Item #4144 A painting of the Shroud of Turin on silk. SHROUD OF TURIN.

A painting of the Shroud of Turin on silk. [Piedmont, 17th or early 18th century].

A painting on silk in gouache and ink, including gold ink, measuring 447 x 188 mm., at center the long rectangular image of the Turin shroud with the faint impression of the body seen from front and back in reddish-brown ink, flanked by two rows of lines linking triangles and circles (representing the burned areas along the folds and triangular patches sewn onto the shroud by Poor Clares nuns after it was damaged by fire in 1532), within an ornate volute “frame” in black and gold ink, set within a wide border of multi-colored flowers and flowering plants, framed in a double black ink rule. Condition: approximately one-inch square stain within shroud area, traces of dampstaining, a couple of small holes to floral border, darkening and fraying along edges of the silk (hidden by frame), dark spotting to corners. Professionally mounted on linen stretched over a wooden backing, and preserved in its original giltwood molded frame (partly damaged with losses to outer edge) and contemporary hand-blown glass (the painting was removed from the frame for examination and photography). ***

An anonymous popular painting of the Shroud of Turin, venerated by Catholics as the shroud which wrapped and received an imprint of Christ’s crucified body. Among Catholic relics the Turin Shroud holds pride of place as one of the most fertile inspirations for popular artistic creation. From its first mention in the 14th century, votive objects, paintings, prints and embroideries of the shroud proliferated, catering to the need of the faithful to hold a “piece” of this their most treasured relic in their homes. Most of these homespun works have perished.

The yellowed linen sheet known in Italy as the Sindone, measuring 4.42 meters long and 1.13 meters in width, bears the faint image of a man, seen from front and back, bearing marks of torture compatible with the description of Christ’s crucificion. The earliest description of the shroud dates to the 14th century, when it was apparently discovered in Lirey, Champagne. In the 15th century it was sold to the Duke of Savoy, who moved it to Chambéry, and, after various peregrinations, largely due to wars, the shroud found a permanent home in 1706 in the Cathedral of Turin. The closely guarded shroud is periodically exhibited in ceremonial ostensioni, most of which are now televised. As both an important Catholic relic and the mascot of the proud city of Turin, capital of Savoy, the Sindone has been the object of outsized attention. Modern scientific analyses including Carbon 14 tests have dated the textile to ca. 1260-1390, although the exact source of the eerie markings has not been elucidated. This has not discouraged the practitioners of the pseudoscience known as “Sindonologia” from pursuing their ”investigations,” generation after generation.

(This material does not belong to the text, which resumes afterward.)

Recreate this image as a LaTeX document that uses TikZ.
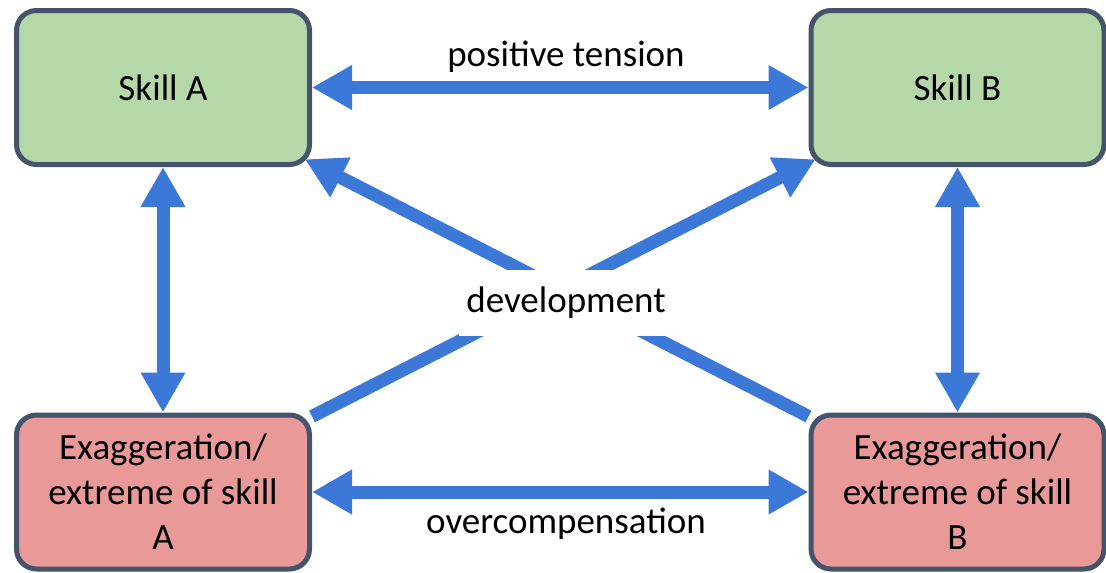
\documentclass[tikz,border=0pt]{standalone}
\usepackage{fontspec}
\setmainfont{Carlito}
\usetikzlibrary{arrows.meta,backgrounds}
\definecolor{boxline}{HTML}{44546A}
\definecolor{skillfill}{HTML}{B6D7A8}
\definecolor{extremefill}{HTML}{EA9999}
\definecolor{arrowblue}{HTML}{3C78D8}
\tikzset{
  box/.style={draw=boxline, line width=5pt, rounded corners=20pt,
    minimum width=293pt, minimum height=154pt, inner sep=0pt,
    align=center, font=\fontsize{37}{45}\selectfont},
  skill/.style={box, fill=skillfill},
  extreme/.style={box, fill=extremefill},
  lbl/.style={font=\fontsize{37}{45}\selectfont, inner sep=0pt},
  tip/.style={Triangle[length=40pt, width=42pt]},
  link/.style={draw=arrowblue, line width=13pt},
  both/.style={link, {Triangle[length=40pt, width=42pt]}-{Triangle[length=40pt, width=42pt]}},
  up/.style={link, -{Triangle[length=40pt, width=42pt]}, shorten >=-8pt}
}
\begin{document}
\begin{tikzpicture}[x=1pt, y=-1pt]
  \useasboundingbox (0,0) rectangle (1106,573);

  % the four boxes
  \node[skill]   (sa) at (163,87.5)   {Skill A};
  \node[skill]   (sb) at (957.5,87.5) {Skill B};
  \node[extreme] (ea) at (163,492)    {Exaggeration/\\extreme of skill\\A};
  \node[extreme] (eb) at (957.5,492)  {Exaggeration/\\extreme of skill\\B};

  % connectors behind the boxes
  \begin{scope}[on background layer]
    \draw[both] (sa) -- (sb);
    \draw[both] (ea) -- (eb);
    \draw[both] (sa) -- (ea);
    \draw[both] (sb) -- (eb);
    \draw[up] (ea) -- (sb);
    \draw[up] (eb) -- (sa);
  \end{scope}

  % labels
  \node[lbl] (pt) at (566,57)  {positive tension};
  \node[lbl] (oc) at (566,524) {overcompensation};
  \node[lbl, fill=white, minimum width=215pt, minimum height=66pt] (dev) at (566,303) {development};
\end{tikzpicture}
\end{document}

Some of the art surrounding the Sindone was produced officially, on the periodic occasions of the Ostensioni, but much of the popular art representing the shroud was a natural outgrowth of private local veneration of the beloved object. The present painting imitates the vogue in seventeenth-century Piedmont for embroidered examples using similar iconography, in which the outer embroidered floral border enclosed a painted or engraved shroud (several are reproduced in La Sindone e sue immagine, pp. 51-57). “Of Flemish origin, the idea of inserting a sacred image into a wreath of flowers appears in Piedmont by the first decades of the seventeenth century” (op. cit., p. 167). “During the 17th and 18th centuries in particular, small pictures were produced in which the Holy Linen was represented on silk, painted or printed, surrounded by floral borders, containing garlands of flowers, such as tulips, peonies, roses, dahlias, carnations and hyacinths ... [which were] completely embroidered in polychrome silk and gold and silver thread ... These objects were intended for private devotion and were often the work of female embroiderers, whether laywomen or nuns. At the time the manual labor and concentration required to produce such works was considered favorable for cultivating the proper state of mind for meditation and prayer on the theme of Christ’s Passion...” (ibid., p. 49, my transl.).

While paintings and engravings of the shroud were indeed often produced on silk, materially reflecting the venerated object, I have located no other examples, either in the literature or among the artifacts exhibited in Turin’s Museo della Sindone, using this iconography, in which both the central shroud and the floral border were painted. Here the gilt and painted border surrounding the shroud no doubt deliberately mirrors the contemporary giltwood frame.

Cf. La Sindone e sue immagine, catalogue of an exhibition held at the Palazzo Madama, September 2018 - Jan. 2019 (PDF available online).